SET EXERCISE:
Lines holding the string "React" are the ones to copy; find them all in the data.

PROVIDED DATA:
—————

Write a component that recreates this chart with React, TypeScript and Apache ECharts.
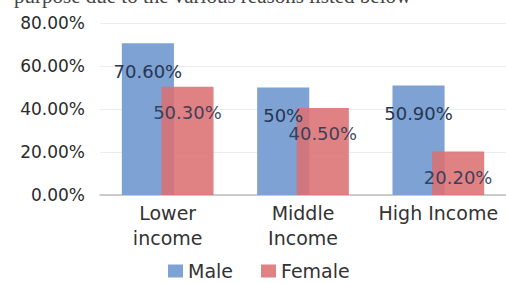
import React, { useEffect, useRef } from "react";
import * as echarts from "echarts";

const categories = ["Lower\nincome", "Middle\nIncome", "High Income"];
const maleValues = [70.6, 50, 50.9];
const femaleValues = [50.3, 40.5, 20.2];
const maleLabels = ["70.60%", "50%", "50.90%"];
const femaleLabels = ["50.30%", "40.50%", "20.20%"];
const yTicks = [0, 20, 40, 60, 80];

export default function App() {
  const ref = useRef<HTMLDivElement>(null);
  useEffect(() => {
    if (!ref.current) return;
    const chart = echarts.init(ref.current, undefined, { renderer: "svg" });
    const font = "DejaVu Sans";
    chart.setOption({
      animation: false,
      backgroundColor: "#ffffff",
      graphic: [
        {
          type: "text",
          left: 14,
          top: -15,
          style: {
            text: "purpose due to the various reasons listed below",
            font: "21px 'Liberation Serif'",
            fill: "#444",
          },
        },
      ],
      legend: {
        left: 168,
        top: 261,
        padding: 0,
        itemWidth: 15,
        itemHeight: 13,
        itemGap: 28,
        icon: "rect",
        textStyle: { fontFamily: font, fontSize: 19, color: "#333", lineHeight: 20 },
        data: ["Male", "Female"],
      },
      grid: { left: 100, right: 0, top: 23, bottom: 88, containLabel: false },
      xAxis: {
        type: "category",
        data: categories,
        axisLine: { lineStyle: { color: "#bdbdbd", width: 1.5 } },
        axisTick: { show: false },
        axisLabel: {
          fontFamily: font,
          fontSize: 19,
          lineHeight: 25,
          color: "#333",
          margin: 5,
          interval: 0,
        },
      },
      yAxis: {
        type: "value",
        min: yTicks[0],
        max: yTicks[yTicks.length - 1],
        interval: 20,
        axisLine: { show: false },
        axisTick: { show: false },
        splitLine: { lineStyle: { color: "#ececec", width: 1 } },
        axisLabel: {
          fontFamily: font,
          fontSize: 17,
          color: "#2b2b2b",
          margin: 15,
          formatter: (v: number) => v.toFixed(2) + "%",
        },
      },
      series: [
        {
          name: "Male",
          type: "bar",
          data: maleValues,
          barWidth: "38.5%",
          barGap: "-24%",
          itemStyle: { color: "#7ea2d3" },
          label: {
            show: true,
            position: "insideTop",
            distance: 19,
            fontFamily: font,
            fontSize: 18,
            color: "#263653",
            formatter: (p: any) => maleLabels[p.dataIndex],
          },
        },
        {
          name: "Female",
          type: "bar",
          data: femaleValues,
          barWidth: "38.5%",
          itemStyle: { color: "#dc6f73", opacity: 0.88 },
          label: {
            show: true,
            position: "insideTop",
            distance: 17,
            fontFamily: font,
            fontSize: 18,
            color: "#263653",
            formatter: (p: any) => femaleLabels[p.dataIndex],
          },
        },
      ],
    });
    return () => chart.dispose();
  }, []);
  return (
    <div
      ref={ref}
      style={{ position: "fixed", left: 0, top: 0, width: 506, height: 283 }}
    />
  );
}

—————

EXERCISE OUTPUT:
Write a component that recreates this chart with React, TypeScript and Apache ECharts.
import React, { useEffect, useRef } from "react";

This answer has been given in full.